PALLONE: Living Shorelines Act will help protect coastal towns
The Following Op-Ed appearaed in the Asbury Park Press on November 29th, 2017
Ever since superstorm Sandy hit New Jersey five years ago, we have invested hundreds of millions of dollars in making our state more resilient and able to withstand the effects of climate change. An important part of this effort has been protecting our coastal communities through flood-resistant infrastructure.
It is possible, and preferable, to develop coastal storm-resistant infrastructure that has no adverse impact on the environment. One such approach is the use of living shorelines, which incorporate natural and organic materials, like wetland plants and oyster reefs that can better protect coastal communities and combat erosion, while also benefiting the local environment. Numerous studies have shown that living shoreline projects can be a better way of addressing erosion than traditional shoreline hardening techniques like bulkheads. Living shorelines also help to improve water quality, which benefits local wildlife and fish populations, and provide opportunities for recreation that traditional hard infrastructure simply does not. Furthermore, these projects are adaptable and self-maintaining, and become even stronger and more resilient over time.
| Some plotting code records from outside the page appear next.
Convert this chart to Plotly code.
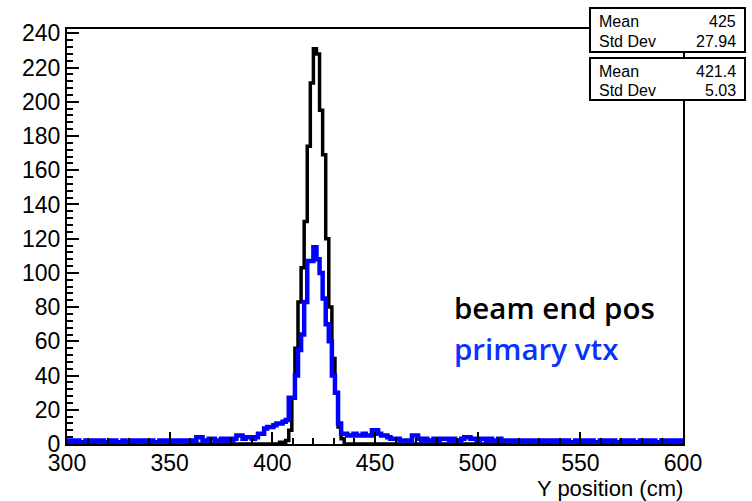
import numpy as np
import plotly.graph_objects as go

# Histogram definition: 200 bins of 1.5 cm from 300 to 600 cm
x_min, x_max, n_bins = 300.0, 600.0, 200

# beam end pos (black) — non-zero only around the peak; bins 69..89
beam_start_bin = 69
beam_vals = [1, 0, 2, 8, 27, 56, 83, 103, 130, 174, 211, 231, 228, 195, 169,
             120, 80, 50, 30, 10, 3]

# primary vtx (blue) — all 200 bins
vtx_vals = [
    2, 1, 2, 2, 1, 1, 2, 1, 2, 2, 1, 2, 1, 1, 2, 2, 1, 1, 2, 1,      # 300-330
    1, 2, 2, 1, 2, 1, 2, 2, 1, 1, 2, 1, 2, 2, 1, 2, 1, 2, 1, 2,      # 330-360
    2, 2, 4, 4, 2, 2, 3, 3, 2, 2, 3, 2, 3, 2, 3, 5, 5, 3, 4, 4,      # 360-390
    3, 4, 6, 6, 9, 10, 10, 11, 12, 12, 13, 14, 27, 27, 40, 55, 64, 83, 107, 107,  # 390-420
    115, 108, 100, 85, 70, 60, 40, 30, 12, 6, 6, 5, 5, 6, 5, 5, 6, 5, 5, 8,  # 420-450
    8, 6, 5, 5, 4, 3, 3, 3, 2, 2, 2, 2, 5, 5, 3, 2, 3, 2, 2, 3,      # 450-480
    2, 3, 3, 3, 2, 3, 2, 2, 3, 4, 4, 3, 3, 2, 3, 3, 2, 3, 2, 2,      # 480-510
    3, 2, 2, 2, 2, 1, 2, 2, 1, 2, 2, 1, 2, 2, 1, 2, 2, 2, 1, 2,      # 510-540
    2, 1, 2, 1, 1, 2, 1, 2, 2, 1, 2, 1, 1, 2, 2, 1, 2, 2, 1, 1,      # 540-570
    2, 1, 2, 2, 1, 1, 2, 2, 1, 2, 2, 1, 1, 2, 1, 2, 2, 1, 2, 2,      # 570-600
]

stats_top = [("Mean", "425"), ("Std Dev", "27.94")]
stats_bot = [("Mean", "421.4"), ("Std Dev", "5.03")]
legend_labels = ["beam end pos", "primary vtx"]
x_title = "Y position (cm)"

# ---------------------------------------------------------------
edges = np.linspace(x_min, x_max, n_bins + 1)
beam_full = np.zeros(n_bins)
beam_full[beam_start_bin:beam_start_bin + len(beam_vals)] = beam_vals
vtx_full = np.array(vtx_vals, dtype=float)


def step(vals):
    xs = list(edges)
    ys = list(vals) + [vals[-1]]
    return xs, ys


W, H = 752, 501
L, R, T, B = 67, 683, 29, 444
y_top = 1.05 * max(beam_vals)


def px(x):
    return (x - L) / (R - L)


def py(y):
    return (B - y) / (B - T)


fig = go.Figure()
bx, by = step(beam_full)
fig.add_trace(go.Scatter(x=bx, y=by, mode="lines", line=dict(shape="hv", color="black", width=3.5),
                         showlegend=False, hoverinfo="skip"))
vx, vy = step(vtx_full)
fig.add_trace(go.Scatter(x=vx, y=vy, mode="lines", line=dict(shape="hv", color="#0000ff", width=4.5),
                         showlegend=False, hoverinfo="skip"))

font_tick = dict(family="Liberation Sans, Arial, sans-serif", size=23, color="black")

fig.update_layout(
    width=W, height=H,
    margin=dict(l=L, r=W - R, t=T, b=H - B),
    paper_bgcolor="white", plot_bgcolor="white",
    xaxis=dict(range=[x_min, x_max], showgrid=False, zeroline=False,
               showline=True, mirror=True, linecolor="black", linewidth=2,
               ticks="inside", ticklen=12, tickwidth=2, tickcolor="black",
               dtick=50, tick0=300, tickfont=font_tick, ticklabelstandoff=-3,
               minor=dict(ticks="inside", ticklen=6, tickwidth=2, tickcolor="black", dtick=10)),
    yaxis=dict(range=[0, y_top], showgrid=False, zeroline=False,
               showline=True, mirror=True, linecolor="black", linewidth=2,
               ticks="inside", ticklen=12, tickwidth=2, tickcolor="black",
               dtick=20, tick0=0, tickfont=font_tick,
               minor=dict(ticks="inside", ticklen=6, tickwidth=2, tickcolor="black", dtick=4)),
)

shapes = []
annotations = []
# Stats boxes
box_font = dict(family="Liberation Sans, Arial, sans-serif", size=16, color="black")
for (top, bot, rows, ys) in [(8, 52, stats_top, [21, 42]), (58, 100, stats_bot, [71, 91])]:
    shapes.append(dict(type="rect", xref="paper", yref="paper",
                       x0=px(590), x1=px(745), y0=py(bot), y1=py(top),
                       fillcolor="white", line=dict(color="black", width=2), layer="above"))
    for (name, val), yy in zip(rows, ys):
        annotations.append(dict(xref="paper", yref="paper", x=px(597), y=py(yy), text=name,
                                xanchor="left", yanchor="middle", showarrow=False, font=box_font))
        annotations.append(dict(xref="paper", yref="paper", x=px(738), y=py(yy), text=val,
                                xanchor="right", yanchor="middle", showarrow=False, font=box_font))

leg_font = dict(family="Open Sans, sans-serif", size=29.5, weight=600)
annotations.append(dict(xref="paper", yref="paper", x=px(452), y=py(307), text=legend_labels[0],
                        xanchor="left", yanchor="middle", showarrow=False,
                        font=dict(**leg_font, color="black")))
annotations.append(dict(xref="paper", yref="paper", x=px(452), y=py(348), text=legend_labels[1],
                        xanchor="left", yanchor="middle", showarrow=False,
                        font=dict(**leg_font, color="#0a32ff")))
annotations.append(dict(xref="paper", yref="paper", x=px(685), y=py(488), text=x_title,
                        xanchor="right", yanchor="middle", showarrow=False,
                        font=dict(family="Liberation Sans, Arial, sans-serif", size=22, color="black")))

fig.update_layout(shapes=shapes, annotations=annotations)
fig.write_html("out.html")
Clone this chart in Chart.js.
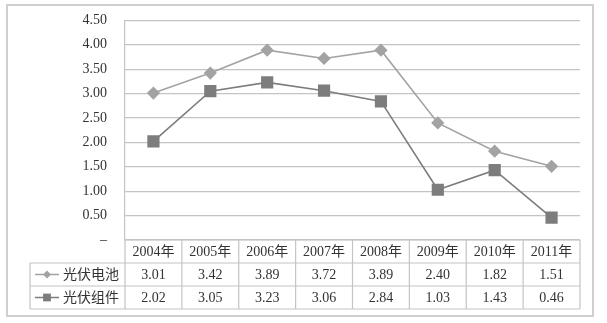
<!DOCTYPE html>
<html>
<head>
<meta charset="utf-8">
<script src="https://cdn.jsdelivr.net/npm/chart.js@4"></script>
<style>
  html, body { margin: 0; padding: 0; background: #fff; overflow: hidden; }
  /* 画布上移 6px，使绘图区顶部与原图对齐 */
  #wrap { position: absolute; left: 0; top: -6px; width: 607px; height: 329px; }
</style>
</head>
<body>
<div id="wrap"><canvas id="chart"></canvas></div>
<script>
const years = ["2004年", "2005年", "2006年", "2007年", "2008年", "2009年", "2010年", "2011年"];
const cellValues = [3.01, 3.42, 3.89, 3.72, 3.89, 2.40, 1.82, 1.51];
const moduleValues = [2.02, 3.05, 3.23, 3.06, 2.84, 1.03, 1.43, 0.46];
const seriesNames = ["光伏电池", "光伏组件"];
const yTicks = [0, 0.5, 1, 1.5, 2, 2.5, 3, 3.5, 4, 4.5];

const textColor = "#333";
const gridColor = "#c4c4c4";
const tableFont = "14px 'Liberation Serif', 'Noto Sans CJK SC', serif";

// 外框 + 图表下方的数据表（列宽取自 x 轴刻度）
const dataTablePlugin = {
  id: "dataTable",
  beforeDraw(chart) {
    const { ctx } = chart;
    ctx.save();
    ctx.strokeStyle = "#cfcfcf";
    ctx.lineWidth = 2;
    ctx.strokeRect(7, 11, 586, 311);
    ctx.restore();
  },
  afterDraw(chart) {
    const { ctx, chartArea } = chart;
    const xs = chart.scales.x;
    const n = years.length;
    const rowH = 23;
    const top = chartArea.bottom;
    const labelLeft = 30;

    const edges = [chartArea.left];
    for (let i = 0; i < n - 1; i++) {
      edges.push((xs.getPixelForValue(i) + xs.getPixelForValue(i + 1)) / 2);
    }
    edges.push(chartArea.right);

    ctx.save();
    ctx.strokeStyle = gridColor;
    ctx.lineWidth = 1.2;
    ctx.beginPath();
    // 横线
    ctx.moveTo(chartArea.left, top);
    ctx.lineTo(chartArea.right, top);
    for (let r = 1; r <= 3; r++) {
      ctx.moveTo(labelLeft, top + r * rowH);
      ctx.lineTo(chartArea.right, top + r * rowH);
    }
    // 竖线
    edges.forEach(function (x) {
      ctx.moveTo(x, top);
      ctx.lineTo(x, top + 3 * rowH);
    });
    ctx.moveTo(labelLeft, top + rowH);
    ctx.lineTo(labelLeft, top + 3 * rowH);
    ctx.stroke();

    ctx.font = tableFont;
    ctx.fillStyle = textColor;
    ctx.textAlign = "center";
    ctx.textBaseline = "middle";
    const rows = [cellValues, moduleValues];
    for (let i = 0; i < n; i++) {
      const cx = (edges[i] + edges[i + 1]) / 2;
      ctx.fillText(years[i], cx, top + rowH / 2 + 1);
      rows.forEach(function (vals, r) {
        ctx.fillText(vals[i].toFixed(2), cx, top + rowH * (r + 1.5) + 1);
      });
    }

    // 图例单元格
    chart.data.datasets.forEach(function (ds, r) {
      const cy = top + rowH * (r + 1.5);
      ctx.strokeStyle = ds.borderColor;
      ctx.lineWidth = 1.5;
      ctx.beginPath();
      ctx.moveTo(35, cy);
      ctx.lineTo(59, cy);
      ctx.stroke();
      ctx.fillStyle = ds.borderColor;
      Chart.helpers.drawPoint(ctx, {
        pointStyle: ds.pointStyle,
        rotation: 0,
        borderWidth: 0,
        radius: r === 0 ? 4 : 5.5,
      }, 47, cy);
      ctx.fillStyle = textColor;
      ctx.textAlign = "left";
      ctx.fillText(ds.label, 63, cy + 1);
    });
    ctx.restore();
  },
};

new Chart(document.getElementById("chart"), {
  type: "line",
  data: {
    labels: years,
    datasets: [
      {
        label: seriesNames[0],
        data: cellValues,
        borderColor: "#a3a3a3",
        backgroundColor: "#a3a3a3",
        borderWidth: 1.6,
        pointStyle: "rectRot",
        pointRadius: 5.5,
        pointHoverRadius: 5.5,
      },
      {
        label: seriesNames[1],
        data: moduleValues,
        borderColor: "#7d7d7d",
        backgroundColor: "#7d7d7d",
        borderWidth: 1.6,
        pointStyle: "rect",
        pointRadius: 7.5,
        pointHoverRadius: 7.5,
      },
    ],
  },
  options: {
    responsive: true,
    maintainAspectRatio: false,
    animation: false,
    devicePixelRatio: 1,
    layout: { padding: { top: 10, right: 27, bottom: 83, left: 0 } },
    plugins: { legend: { display: false }, tooltip: { enabled: false } },
    scales: {
      x: {
        type: "category",
        offset: true,
        display: false,
      },
      y: {
        min: 0,
        max: 4.5,
        afterFit(scale) { scale.width = 125; },
        afterBuildTicks(scale) { scale.ticks = yTicks.map((v) => ({ value: v })); },
        ticks: {
          padding: 18,
          color: textColor,
          font: { family: "'Liberation Serif', serif", size: 14 },
          callback: (v) => (v === 0 ? "–" : v.toFixed(2)),
        },
        grid: { color: gridColor, lineWidth: 1.2, drawTicks: false },
        border: { display: true, color: gridColor, width: 1.2 },
      },
    },
  },
  plugins: [dataTablePlugin],
});
</script>
</body>
</html>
I will soon introduce the Living Shorelines Act, which would create a federal grant program to assist states, localities and non-government organizations in constructing these highly beneficial projects. Federal funds would be matched by state and local governments applying for grants, and projects would be monitored to measure and report on the program and determine best practices for living shorelines projects moving forward.
Perhaps most importantly for New Jersey, the bill would give priority consideration to projects in areas where a federal disaster declaration has been made in the past 10 years, which would include all of New Jersey’s coastal areas
The Living Shorelines Act would provide critical federal support for states and localities that want to construct living shorelines projects. In New Jersey alone, more than 50 living shoreline projects are in the process of being built. In September, Perth Amboy received a state grant to build a living shoreline as part of rehabilitating a former scrap yard into a green space.
The Living Shorelines Act would give local communities another tool in the toolbox, but it would neither require coastal communities to pursue these projects exclusively, nor impose bureaucratic hurdles on communities investing in traditional hard infrastructure.
The Living Shorelines Act will help us protect our coastal communities from the rising threats of climate change including increased storm intensity and frequency, increased flooding, and sea level rise. Utilizing natural infrastructure can help to effectively mitigate future flooding while benefiting local environments and economies. The Living Shorelines Act advances that goal, and I will continue to work to enact this important legislation.
Rep. Frank Pallone, D-N.J., represents New Jersey’s 6th Congressional District.